Why This Is Worth Understanding Now
The natural question is why an investor should pay attention to a phase that is 2-3 years from being a meaningful portfolio decision. A few principles worth holding onto:
- Most investors are not paying attention to it yet. The companies that will lead the third act are starting to take recognizable shape now (e.g., picks and shovels companies within robotic hardware). Start watching them now while expectations are still forming and they are not consensus.
- The economic implications are large. Even if the investment thesis is years away, the broader impact on labor markets, productivity, and how the economy functions will affect every portfolio long before specific names become buyable.
- The third act will reshape parts of the first two. Power demand, semiconductor design, and edge computing infrastructure all change when physical AI scales. Some of the first-act names that benefit today will benefit again in different ways during this phase.
What to Actually Do Right Now
For most investors, the third act is not a portfolio decision yet. The exposure that already exists through index funds and large-cap technology holdings captures most of what is worth owning at this stage.
The disciplined approach is to understand the shape of the category, identify the names worth tracking, and revisit positioning as the technology matures and the commercial deployments become clearer.

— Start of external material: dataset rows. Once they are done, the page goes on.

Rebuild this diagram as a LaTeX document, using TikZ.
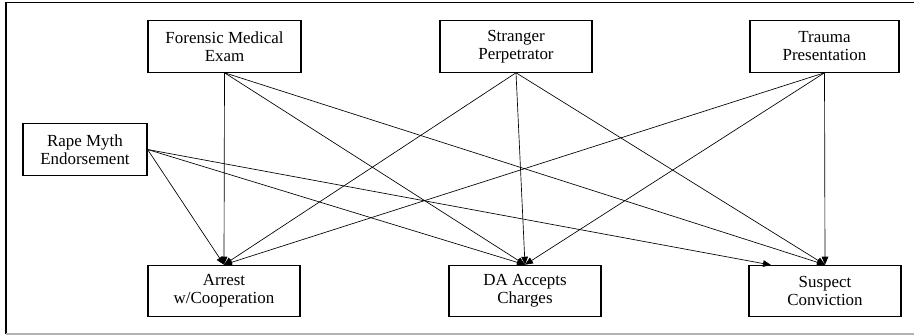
\documentclass[tikz,border=0pt]{standalone}
\usepackage{fontspec}
\setmainfont{Liberation Serif}
\usetikzlibrary{arrows.meta}
\tikzset{
  varbox/.style={draw, thick, line width=0.9pt, align=center, inner sep=2pt,
    minimum height=38.5pt, font=\fontsize{12.7}{13.5}\selectfont},
  path/.style={-{Triangle[length=6pt,width=5pt]}, line width=0.5pt}
}
\begin{document}
\begin{tikzpicture}[x=0.75pt, y=-0.75pt]
          \useasboundingbox (0,0) rectangle (914,335);
          % outer frame
          \draw [line width=1.2pt] (6,334) -- (6,2.5) -- (914,2.5);
          \draw [line width=1.2pt, color=black!30] (6,334) -- (914,334);

          % predictors
          \node[varbox, minimum width=114.75pt] (fme) at (224.5,46.5) {Forensic Medical\\Exam};
          \node[varbox, minimum width=114pt] (sp) at (516,46.5) {Stranger\\Perpetrator};
          \node[varbox, minimum width=111.75pt] (tp) at (824.5,46.5) {Trauma\\Presentation};
          \node[varbox, minimum width=93pt] (rme) at (85,149.5) {Rape Myth\\Endorsement};

          % outcomes
          \node[varbox, minimum width=114pt] (arr) at (224,291) {Arrest\\w/Cooperation};
          \node[varbox, minimum width=114pt] (da) at (525,291) {DA Accepts\\Charges};
          \node[varbox, minimum width=114pt] (sc) at (825,291) {Suspect\\Conviction};
          \coordinate (scw) at (771,265);

          \foreach \src in {fme,sp,tp}
            \foreach \dst in {arr,da,sc}
              \draw [path] (\src.south) -- (\dst.north);
          \draw [path] (rme.east) -- (arr.north);
          \draw [path] (rme.east) -- (da.north);
          \draw [path] (rme.east) -- (scw);
        \end{tikzpicture}
\end{document}
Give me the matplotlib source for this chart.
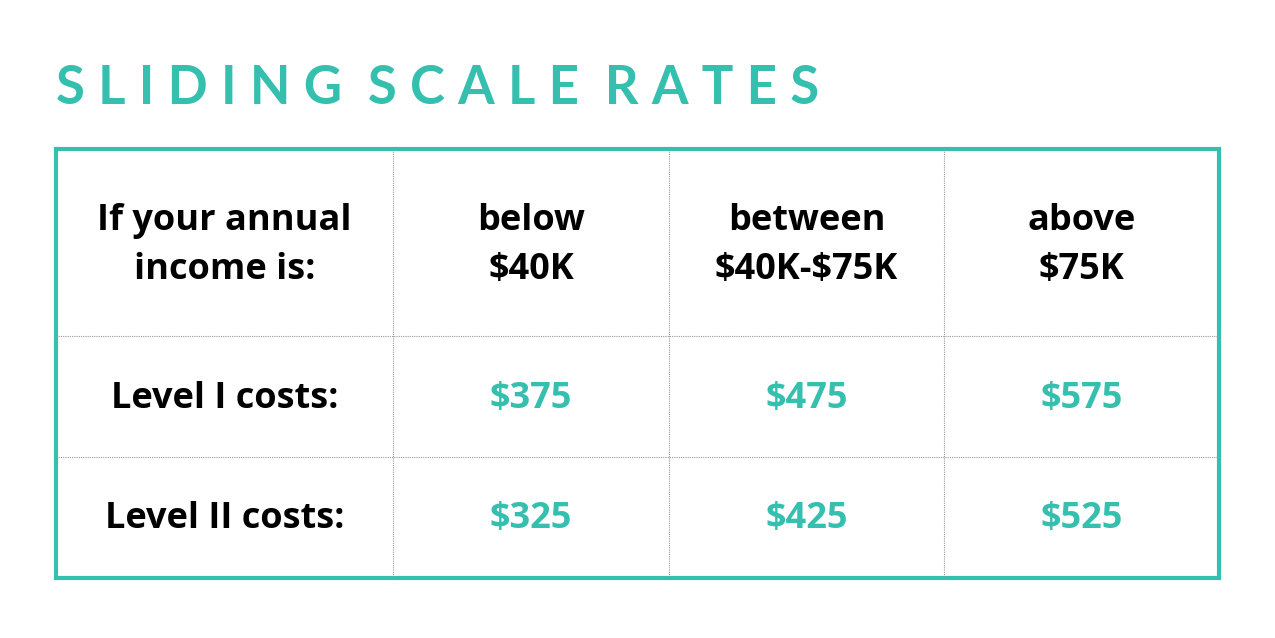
import matplotlib.pyplot as plt

plt.rcParams['text.parse_math'] = False

teal = '#35BFAF'
title = 'SLIDING SCALE RATES'
header = ['If your annual\nincome is:', 'below\n$40K', 'between\n$40K-$75K', 'above\n$75K']
row_labels = ['Level I costs:', 'Level II costs:']
level1 = ['$375', '$475', '$575']
level2 = ['$325', '$425', '$525']

col_edges = [56, 393, 669, 944, 1219]
row_edges = [149, 336, 457, 578]

fig = plt.figure(figsize=(12.75, 6.38), dpi=100)
ax = fig.add_axes([0, 0, 1, 1])
ax.set_xlim(0, 1275)
ax.set_ylim(638, 0)
ax.axis('off')

# title with letter spacing
spaced = '\u2005'.join(title).replace('\u2005 \u2005', '  ')
ax.text(56, 88, spaced, fontsize=38, fontweight='bold', color=teal, va='center', ha='left',
        family=['Lato', 'DejaVu Sans'])

# inner grid lines (dotted grey)
for x in col_edges[1:-1]:
    ax.plot([x, x], [row_edges[0], row_edges[-1]], color='#999999', lw=0.8, ls=(0, (1, 1)))
for y in row_edges[1:-1]:
    ax.plot([col_edges[0], col_edges[-1]], [y, y], color='#999999', lw=0.8, ls=(0, (1, 1)))

# outer border
ax.add_patch(plt.Rectangle((col_edges[0], row_edges[0]), col_edges[-1] - col_edges[0],
                           row_edges[-1] - row_edges[0], fill=False, ec=teal, lw=3))

centers_x = [(a + b) / 2 for a, b in zip(col_edges[:-1], col_edges[1:])]
centers_y = [(a + b) / 2 for a, b in zip(row_edges[:-1], row_edges[1:])]

font = dict(fontsize=26, fontweight='bold', ha='center', va='center', family='Open Sans')

for cx, txt in zip(centers_x, header):
    ax.text(cx, centers_y[0] + 3, txt, linespacing=1.45, color='black', **font)

for r, (lab, vals) in enumerate(zip(row_labels, [level1, level2])):
    cy = centers_y[r + 1] + 2
    ax.text(centers_x[0], cy, lab, color='black', **font)
    for cx, v in zip(centers_x[1:], vals):
        ax.text(cx, cy, v, color=teal, **font)

fig.savefig('out.png', dpi=100)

The mistake to avoid is the same one investors made in the early innings of the first act. Chasing every name that mentions the theme and paying premium valuations for unproven technology.
The Bigger Picture
Every technology cycle has a final act that is bigger than what came before. The personal computer cycle ended with the internet, the internet cycle ended with mobile, and the mobile cycle is ending with AI.
The third act of this AI cycle is the part that is most likely to produce that kind of generational impact. The disciplined approach is to stay informed, understand the trends, identify financially strong players, and wait for the commercial reality to catch up with anticipatory expectations before meaningfully sizing positions.
This concludes the three-act framework I wanted to walk through. Each act produces different winners on different timelines. The investors who do best across the full cycle will be the ones who position deliberately for the act they are in, while keeping enough flexibility to participate in the ones still ahead.